SOURCE EXCERPT —
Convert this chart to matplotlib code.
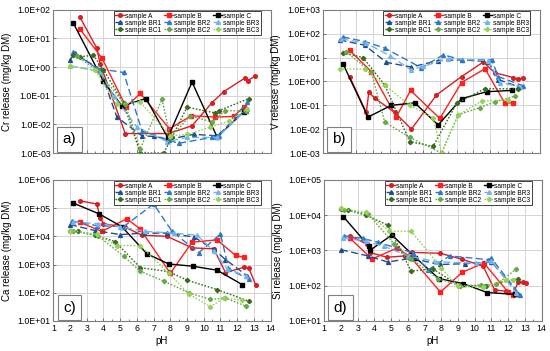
import matplotlib
matplotlib.use("Agg")
import matplotlib.pyplot as plt
from matplotlib.ticker import FixedLocator, FuncFormatter, NullLocator

plt.rcParams["font.family"] = ["Liberation Sans", "DejaVu Sans"]

SAMPLES = ["sample A", "sample B", "sample C",
           "sample BR1", "sample BR2", "sample BR3",
           "sample BC1", "sample BC2", "sample BC3"]

# ---- a) Cr release ----
cr_ph_A = [2.6, 3.6, 3.8, 5.3, 7.9, 9.3, 10.5, 11.2, 12.45, 12.65, 13.05]
cr_A = [54, 4.6, 1.3, 0.0048, 0.0048, 0.009, 0.058, 0.14, 0.41, 0.34, 0.48]
cr_ph_B = [2.6, 3.9, 5.35, 6.2, 7.95, 9.25, 10.7, 11.8, 12.4]
cr_B = [21, 2.1, 0.041, 0.12, 0.007, 0.02, 0.018, 0.019, 0.041]
cr_ph_C = [2.2, 4.0, 5.1, 6.55, 7.85, 9.3, 10.8, 12.4]
cr_C = [34, 0.32, 0.044, 0.08, 0.0034, 0.3, 0.0036, 0.028]
cr_ph_BR1 = [2.0, 2.3, 3.8, 4.8, 6.3, 7.0, 7.9, 9.4, 10.8, 12.5]
cr_BR1 = [1.8, 3.0, 0.8, 0.018, 0.004, 0.0038, 0.003, 0.0045, 0.004, 0.03]
cr_ph_BR2 = [2.2, 3.6, 5.2, 6.3, 7.9, 8.5, 10.5, 10.9, 12.6]
cr_BR2 = [3.4, 0.9, 0.65, 0.006, 0.0028, 0.0022, 0.0035, 0.0038, 0.06]
cr_ph_BR3 = [2.0, 3.8, 4.6, 6.0, 7.8, 9.0, 10.8, 12.6]
cr_BR3 = [1.1, 0.7, 0.1, 0.008, 0.0025, 0.0035, 0.0035, 0.035]
cr_ph_BC1 = [2.2, 2.6, 3.4, 4.0, 5.2, 6.2, 7.6, 8.1, 9.0, 10.7, 10.9, 12.7]
cr_BC1 = [2.6, 2.3, 2.6, 0.8, 0.055, 0.001, 0.001, 0.0036, 0.04, 0.025, 0.03, 0.08]
cr_ph_BC2 = [2.4, 3.6, 5.3, 6.2, 7.5, 8.0, 9.2, 10.5, 11.3, 12.5]
cr_BC2 = [2.4, 0.8, 0.05, 0.0014, 0.075, 0.0035, 0.02, 0.012, 0.03, 0.03]
cr_ph_BC3 = [2.0, 3.5, 4.8, 6.2, 8.0, 9.0, 10.4, 11.5, 12.6]
cr_BC3 = [1.1, 0.8, 0.05, 0.06, 0.004, 0.0045, 0.008, 0.013, 0.035]

# ---- b) V release ----
v_ph_A = [2.6, 3.6, 3.75, 4.1, 5.3, 6.3, 7.8, 9.3, 10.6, 11.3, 12.4, 12.7, 13.0]
v_A = [1.6, 0.05, 0.35, 0.2, 0.05, 0.01, 0.27, 1.6, 6.5, 2.3, 1.45, 1.25, 1.4]
v_ph_B = [2.6, 3.9, 5.4, 6.25, 8.0, 9.3, 10.7, 11.9, 12.4]
v_B = [20, 2.6, 0.033, 0.42, 0.028, 0.9, 3.4, 0.12, 0.13]
v_ph_C = [2.2, 3.7, 5.1, 6.5, 7.9, 9.3, 10.8, 12.3]
v_C = [5.6, 0.032, 0.1, 0.126, 0.015, 0.19, 0.37, 0.42]
v_ph_BR1 = [2.0, 3.5, 4.8, 6.3, 7.9, 9.3, 10.9, 11.5, 12.7]
v_BR1 = [55, 33, 6.3, 4.0, 7.5, 8.0, 6.8, 1.2, 0.6]
v_ph_BR2 = [2.2, 3.5, 4.7, 6.9, 8.2, 9.3, 11.1, 11.5, 13.0]
v_BR2 = [73, 47, 25, 3.7, 13, 8.1, 8.0, 1.6, 0.65]
v_ph_BR3 = [2.1, 3.6, 5.0, 6.3, 7.0, 8.5, 10.9, 11.6, 12.8]
v_BR3 = [61, 40, 12, 3.0, 4.3, 9.0, 7.5, 0.9, 0.6]
v_ph_BC1 = [2.2, 3.4, 4.7, 6.2, 7.6, 9.0, 10.7, 12.7]
v_BC1 = [16, 10, 0.72, 0.003, 0.0019, 0.12, 0.5, 0.48]
v_ph_BC2 = [2.4, 3.9, 4.7, 6.2, 8.1, 9.1, 10.4, 11.3, 12.5]
v_BC2 = [17, 2.5, 0.02, 0.0045, 0.001, 0.04, 0.08, 0.14, 0.24]
v_ph_BC3 = [2.0, 3.5, 4.7, 6.2, 7.6, 8.1, 9.1, 10.5, 12.1]
v_BC3 = [3.3, 3.3, 0.7, 0.1, 0.03, 0.001, 0.04, 0.15, 0.17]

# ---- c) Ca release ----
ca_ph_A = [2.6, 3.6, 3.8, 4.0, 5.3, 6.3, 7.8, 9.3, 10.6, 11.3, 12.4, 12.7, 13.1]
ca_A = [1.8e5, 1.4e5, 4.5e4, 2.8e4, 2.1e4, 1.1e4, 1.0e4, 3900, 3600, 520, 800, 750, 195]
ca_ph_B = [2.6, 3.9, 5.4, 6.2, 8.0, 9.3, 10.8, 11.9, 12.4]
ca_B = [3.1e4, 1.5e4, 4.2e4, 1.8e4, 490, 6200, 7500, 2100, 1800]
ca_ph_C = [2.2, 3.75, 5.1, 6.6, 7.9, 9.35, 10.8, 12.3]
ca_C = [1.5e5, 6.2e4, 2.2e4, 2400, 1050, 870, 630, 195]
ca_ph_BR1 = [2.0, 3.5, 5.0, 6.4, 7.8, 9.4, 10.6, 11.3, 12.6]
ca_BR1 = [2.6e4, 1.6e4, 1.15e4, 1.3e4, 1.3e4, 9500, 3500, 1500, 400]
ca_ph_BR2 = [2.1, 3.6, 5.2, 7.0, 8.1, 9.7, 11.0, 11.5, 12.7]
ca_BR2 = [3.5e4, 2.4e4, 2.2e4, 1.4e5, 1.5e4, 2600, 1.2e4, 700, 300]
ca_ph_BR3 = [2.2, 3.7, 5.0, 6.5, 8.2, 9.6, 10.6, 11.4, 12.5]
ca_BR3 = [3.2e4, 2.8e4, 2.2e4, 1.5e4, 1.3e4, 1.1e4, 3000, 700, 400]
ca_ph_BC1 = [2.0, 2.5, 3.5, 4.7, 6.2, 7.9, 9.0, 10.8, 12.7]
ca_BC1 = [1.6e4, 1.5e4, 1.1e4, 6500, 780, 560, 280, 130, 50]
ca_ph_BC2 = [2.2, 3.7, 5.2, 6.2, 7.6, 9.1, 10.4, 11.3, 12.5]
ca_BC2 = [1.6e4, 1.0e4, 2000, 580, 260, 100, 58, 65, 34]
ca_ph_BC3 = [2.0, 3.6, 4.8, 6.2, 7.9, 9.1, 10.4, 11.2, 12.3]
ca_BC3 = [1.6e4, 1.2e4, 4700, 4700, 500, 90, 32, 65, 55]

# ---- d) Si release ----
si_ph_A = [2.55, 3.55, 3.75, 4.75, 5.85, 6.25, 7.95, 9.25, 10.5, 11.2, 11.85, 12.3, 12.6, 12.9, 13.1]
si_A = [2600, 1500, 870, 640, 700, 880, 830, 560, 360, 76, 70, 58, 125, 125, 120]
si_ph_B = [2.55, 3.85, 5.35, 6.15, 7.95, 9.25, 10.55, 12.0, 12.3]
si_B = [2200, 570, 1170, 660, 66, 240, 440, 66, 55]
si_ph_C = [2.15, 3.65, 3.75, 5.05, 6.45, 7.85, 9.3, 10.75, 12.4]
si_C = [9000, 1350, 1020, 2750, 630, 160, 115, 64, 57]
si_ph_BR1 = [2.0, 3.6, 4.8, 6.2, 7.9, 9.4, 11.0, 12.6]
si_BR1 = [1050, 700, 470, 600, 400, 420, 480, 60]
si_ph_BR2 = [2.2, 3.3, 4.2, 6.3, 7.2, 8.5, 10.8, 11.0, 12.7]
si_BR2 = [2600, 2200, 1700, 860, 280, 700, 550, 600, 55]
si_ph_BR3 = [2.1, 3.5, 4.6, 6.0, 7.7, 10.1, 11.0, 12.5]
si_BR3 = [2300, 1800, 1300, 700, 480, 430, 500, 62]
si_ph_BC1 = [2.0, 2.4, 3.5, 4.8, 6.2, 7.5, 9.1, 10.7, 12.6]
si_BC1 = [15000, 14000, 10000, 5200, 260, 300, 98, 100, 160]
si_ph_BC2 = [2.2, 3.6, 5.2, 6.2, 7.8, 9.1, 10.4, 11.3, 12.5]
si_BC2 = [14000, 11000, 1500, 580, 160, 100, 105, 110, 300]
si_ph_BC3 = [2.0, 3.5, 4.9, 6.2, 8.0, 9.0, 10.5, 11.9, 12.3]
si_BC3 = [15500, 12000, 3500, 3500, 320, 95, 90, 150, 150]

STYLES = {
    "sample A": dict(color="#d81e22", ls="-", marker="o", ms=2.6),
    "sample B": dict(color="#ff1f1f", ls="-", marker="s", ms=2.8),
    "sample C": dict(color="#000000", ls="-", marker="s", ms=2.8),
    "sample BR1": dict(color="#1f4e8c", ls=(0, (5, 2.5)), marker="^", ms=2.8),
    "sample BR2": dict(color="#2f78c8", ls=(0, (5, 2.5)), marker="^", ms=2.8),
    "sample BR3": dict(color="#72b4ee", ls=(0, (5, 2.5)), marker="^", ms=2.8),
    "sample BC1": dict(color="#3b6a1e", ls=(0, (1.2, 1.2)), marker="D", ms=2.2),
    "sample BC2": dict(color="#68a84a", ls=(0, (1.2, 1.2)), marker="D", ms=2.2),
    "sample BC3": dict(color="#95d256", ls=(0, (1.2, 1.2)), marker="D", ms=2.2),
}

PANELS = [
    ("a)", "Cr release (mg/kg DM)", (1e-3, 1e2),
     [(cr_ph_A, cr_A), (cr_ph_B, cr_B), (cr_ph_C, cr_C),
      (cr_ph_BR1, cr_BR1), (cr_ph_BR2, cr_BR2), (cr_ph_BR3, cr_BR3),
      (cr_ph_BC1, cr_BC1), (cr_ph_BC2, cr_BC2), (cr_ph_BC3, cr_BC3)],
     [0.097, 0.564, 0.395, 0.408], False),
    ("b)", "V release (mg/kg DM)", (1e-3, 1e3),
     [(v_ph_A, v_A), (v_ph_B, v_B), (v_ph_C, v_C),
      (v_ph_BR1, v_BR1), (v_ph_BR2, v_BR2), (v_ph_BR3, v_BR3),
      (v_ph_BC1, v_BC1), (v_ph_BC2, v_BC2), (v_ph_BC3, v_BC3)],
     [0.587, 0.564, 0.395, 0.408], False),
    ("c)", "Ca release (mg/kg DM)", (1e1, 1e6),
     [(ca_ph_A, ca_A), (ca_ph_B, ca_B), (ca_ph_C, ca_C),
      (ca_ph_BR1, ca_BR1), (ca_ph_BR2, ca_BR2), (ca_ph_BR3, ca_BR3),
      (ca_ph_BC1, ca_BC1), (ca_ph_BC2, ca_BC2), (ca_ph_BC3, ca_BC3)],
     [0.097, 0.0855, 0.395, 0.402], True),
    ("d)", "Si release (mg/kg DM)", (1e1, 1e5),
     [(si_ph_A, si_A), (si_ph_B, si_B), (si_ph_C, si_C),
      (si_ph_BR1, si_BR1), (si_ph_BR2, si_BR2), (si_ph_BR3, si_BR3),
      (si_ph_BC1, si_BC1), (si_ph_BC2, si_BC2), (si_ph_BC3, si_BC3)],
     [0.5896, 0.0855, 0.395, 0.402], True),
]

# legend is filled column-wise, so reorder to read row-wise
LEG_ORDER = ["sample A", "sample BR1", "sample BC1",
             "sample B", "sample BR2", "sample BC2",
             "sample C", "sample BR3", "sample BC3"]

fig = plt.figure(figsize=(5.5, 3.51), dpi=100)

for tag, ylabel, ylim, series, rect, show_x in PANELS:
    ax = fig.add_axes(rect)
    lines = {}
    for name, (ph, val) in zip(SAMPLES, series):
        st = STYLES[name]
        (ln,) = ax.plot(ph, val, color=st["color"], linestyle=st["ls"], lw=1.0,
                        marker=st["marker"], ms=st["ms"], label=name)
        lines[name] = ln
    ax.set_yscale("log")
    ax.set_ylim(*ylim)
    ax.set_xlim(1, 14)
    ax.xaxis.set_major_locator(FixedLocator(range(1, 15)))
    ax.xaxis.set_minor_locator(FixedLocator([x + 0.5 for x in range(1, 14)]))
    ax.yaxis.set_minor_locator(NullLocator())
    ax.yaxis.set_major_formatter(FuncFormatter(lambda v, p: "{:.1E}".format(v)))
    ax.grid(True, which="major", color="#d4d4d4", lw=0.7)
    ax.set_axisbelow(True)
    ax.tick_params(axis="both", which="both", direction="in", labelsize=6.3,
                   length=2, width=0.6, color="#606060", pad=2)
    ax.tick_params(axis="x", which="minor", length=1.5)
    for sp in ax.spines.values():
        sp.set_color("#7f7f7f")
        sp.set_linewidth(0.8)
    ax.set_ylabel(ylabel, fontsize=7, labelpad=4)
    if show_x:
        ax.set_xlabel("pH", fontsize=7, labelpad=2)
    else:
        ax.tick_params(axis="x", labelbottom=False)

    # panel tag in a small box, lower left
    ax.text(0.075, 0.095, tag, transform=ax.transAxes, fontsize=11,
            ha="center", va="center",
            bbox=dict(boxstyle="square,pad=0.35", fc="white", ec="#7f7f7f", lw=0.8))

    leg = ax.legend([lines[n] for n in LEG_ORDER], LEG_ORDER, ncol=3, fontsize=4.8,
                    loc="upper right", bbox_to_anchor=(0.955, 0.99),
                    frameon=True, fancybox=False, handlelength=1.35,
                    handletextpad=0.15, columnspacing=0.45, labelspacing=0.0,
                    borderpad=0.2, borderaxespad=0.0, framealpha=1)
    leg.get_frame().set_edgecolor("#404040")
    leg.get_frame().set_linewidth(0.7)

fig.savefig("out.png", dpi=100)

EXERCISE INSTRUCTIONS — From the first line above to the line containing "0.008, 0.013, 0.035]", repeat each line exactly. Pictures stay out.

FINAL ANSWER —
Convert this chart to matplotlib code.
import matplotlib
matplotlib.use("Agg")
import matplotlib.pyplot as plt
from matplotlib.ticker import FixedLocator, FuncFormatter, NullLocator

plt.rcParams["font.family"] = ["Liberation Sans", "DejaVu Sans"]

SAMPLES = ["sample A", "sample B", "sample C",
           "sample BR1", "sample BR2", "sample BR3",
           "sample BC1", "sample BC2", "sample BC3"]

# ---- a) Cr release ----
cr_ph_A = [2.6, 3.6, 3.8, 5.3, 7.9, 9.3, 10.5, 11.2, 12.45, 12.65, 13.05]
cr_A = [54, 4.6, 1.3, 0.0048, 0.0048, 0.009, 0.058, 0.14, 0.41, 0.34, 0.48]
cr_ph_B = [2.6, 3.9, 5.35, 6.2, 7.95, 9.25, 10.7, 11.8, 12.4]
cr_B = [21, 2.1, 0.041, 0.12, 0.007, 0.02, 0.018, 0.019, 0.041]
cr_ph_C = [2.2, 4.0, 5.1, 6.55, 7.85, 9.3, 10.8, 12.4]
cr_C = [34, 0.32, 0.044, 0.08, 0.0034, 0.3, 0.0036, 0.028]
cr_ph_BR1 = [2.0, 2.3, 3.8, 4.8, 6.3, 7.0, 7.9, 9.4, 10.8, 12.5]
cr_BR1 = [1.8, 3.0, 0.8, 0.018, 0.004, 0.0038, 0.003, 0.0045, 0.004, 0.03]
cr_ph_BR2 = [2.2, 3.6, 5.2, 6.3, 7.9, 8.5, 10.5, 10.9, 12.6]
cr_BR2 = [3.4, 0.9, 0.65, 0.006, 0.0028, 0.0022, 0.0035, 0.0038, 0.06]
cr_ph_BR3 = [2.0, 3.8, 4.6, 6.0, 7.8, 9.0, 10.8, 12.6]
cr_BR3 = [1.1, 0.7, 0.1, 0.008, 0.0025, 0.0035, 0.0035, 0.035]
cr_ph_BC1 = [2.2, 2.6, 3.4, 4.0, 5.2, 6.2, 7.6, 8.1, 9.0, 10.7, 10.9, 12.7]
cr_BC1 = [2.6, 2.3, 2.6, 0.8, 0.055, 0.001, 0.001, 0.0036, 0.04, 0.025, 0.03, 0.08]
cr_ph_BC2 = [2.4, 3.6, 5.3, 6.2, 7.5, 8.0, 9.2, 10.5, 11.3, 12.5]
cr_BC2 = [2.4, 0.8, 0.05, 0.0014, 0.075, 0.0035, 0.02, 0.012, 0.03, 0.03]
cr_ph_BC3 = [2.0, 3.5, 4.8, 6.2, 8.0, 9.0, 10.4, 11.5, 12.6]
cr_BC3 = [1.1, 0.8, 0.05, 0.06, 0.004, 0.0045, 0.008, 0.013, 0.035]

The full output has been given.